We do not routinely give antibiotic prophylaxis to patients who are immunocompromised but do not have severe neutropenia or an advanced hematologic malignancy.

Patients with cirrhosis – Antibiotics are recommended for patients with cirrhosis and acute GI bleeding, regardless of whether an endoscopy is performed. (See "Overview of the management of patients with variceal bleeding".)

For patients with cirrhosis who do not have acute GI bleeding, we suggest antibiotic prophylaxis if the patient has ascites and is undergoing a procedure associated with a high risk of bacteremia (Grade 2C). (See 'Cirrhosis' above and 'High-risk procedures' above.)

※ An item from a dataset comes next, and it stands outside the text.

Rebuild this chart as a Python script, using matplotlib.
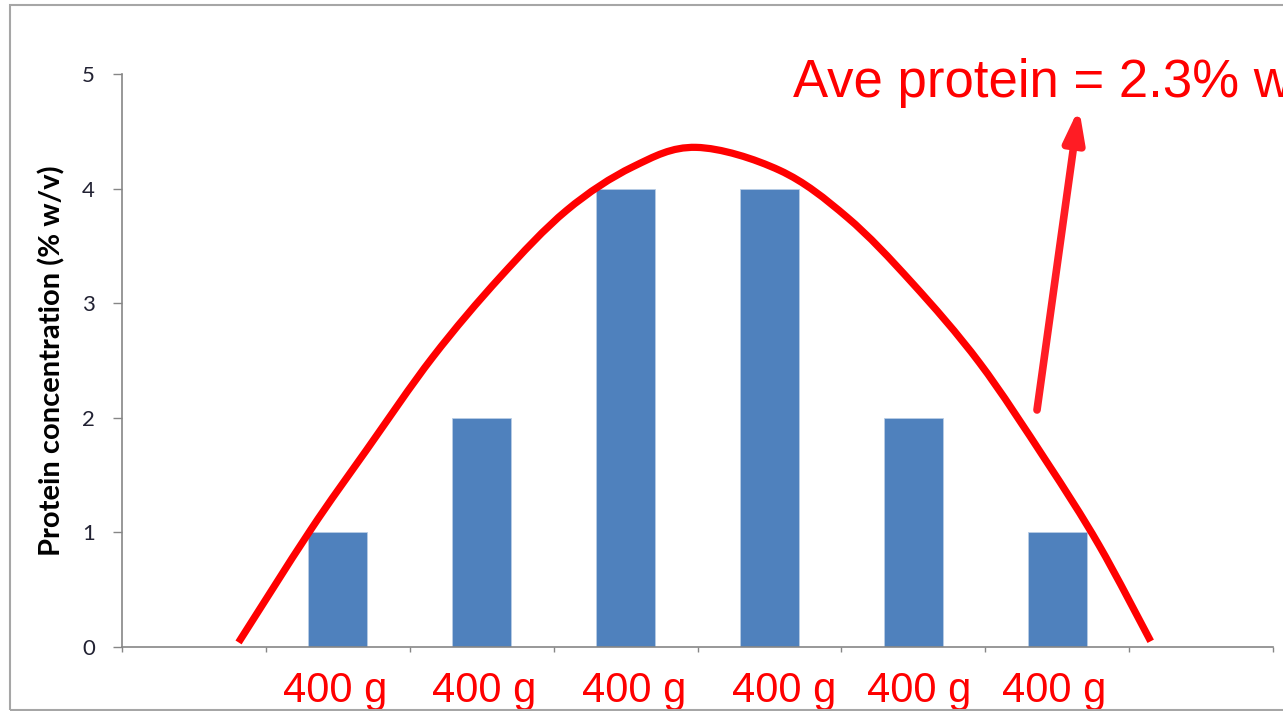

Patients with synthetic vascular grafts – For most patients with synthetic vascular grafts, we suggest not giving antibiotic prophylaxis (Grade 2C). When possible, elective procedures should be performed before a synthetic graft is placed or delayed for six months following graft placement. If a procedure is necessary within six months of graft placement, we generally will give antibiotic prophylaxis for high-risk procedures. (See 'Synthetic vascular grafts' above.)

Patients undergoing peritoneal dialysis – For peritoneal dialysis patients who are undergoing an endoscopic procedure, the peritoneum should be empty. For patients who are having an upper endoscopy, we suggest not giving prophylactic antibiotics (Grade 2C). For patients undergoing colonoscopy, society guidelines suggest antibiotic prophylaxis. We agree that this is a reasonable approach, while randomized trials are needed to further inform practice. (See 'Peritoneal dialysis' above.)

The choice of preprocedure antibiotic therapy in this setting is discussed separately. (See "Risk factors and prevention of peritonitis in peritoneal dialysis", section on 'Prophylactic treatment with procedures'.)